Guy is not aware that he is one of the NPCs in Free City. Life goes on until Guy hears Molotov Girl (Millie’s online avatar) singing his favourite song Fantasy by Mariah Carey. Guy suddenly wants more and deviates from his programming. When Millie tells him to level up, he decides to do so by being the good guy instead of robbing and killing and thus captures the imagination of gamers worldwide.
The real and unreal collide as NPCs become self-aware and nasty thieves steal IP in the real world, but all comes right in the end with free choice and true love winning through. The Barista (Britne Oldford) and Bombshell (Camille Kostek) find their true purpose in life.
Reynolds is delightful as Guy and even more hilarious as Dude, his slightly thick avatar, while Utkarsh Ambudkar gets some smart lines as Soonami programmer, Mouser. There are a bunch of fun cameos by gamers and streamers (Jacksepticeye, Ninja, Pokimane, DanTDM, and LazarBeam) and actors, including Channing Tatum, Chris Evans, Tina Fey, Dwayne Johnson and Hugh Jackman.

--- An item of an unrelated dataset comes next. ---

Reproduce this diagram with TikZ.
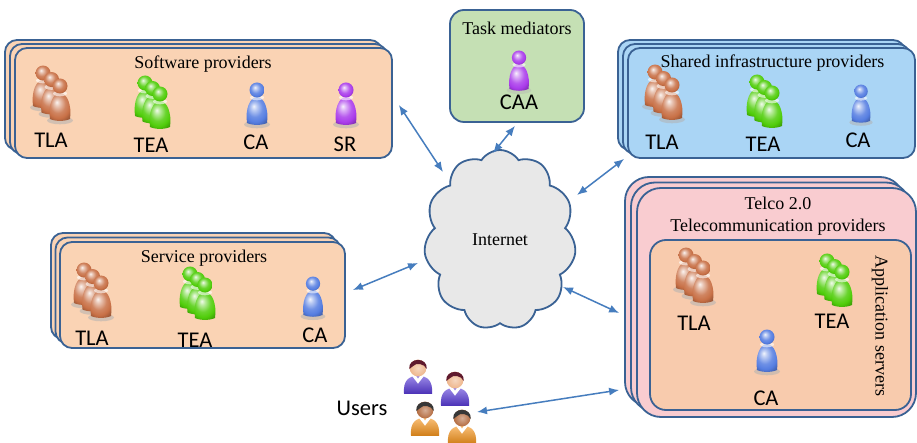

Free Guy brings to mind Jasper Fforde’s wildly inventive Thursday Next series. In The Well of Lost Plots , Thursday takes maternity leave in the unpublished detective novel, Caversham Heights . As we all know side characters in genre fiction do not have much to do, and are restful holiday homes for taxed literary detectives.
It is a grim world out there and the grimmer it gets, play and laughter seem to be the only way to counter it as Free Guy so gloriously reveals.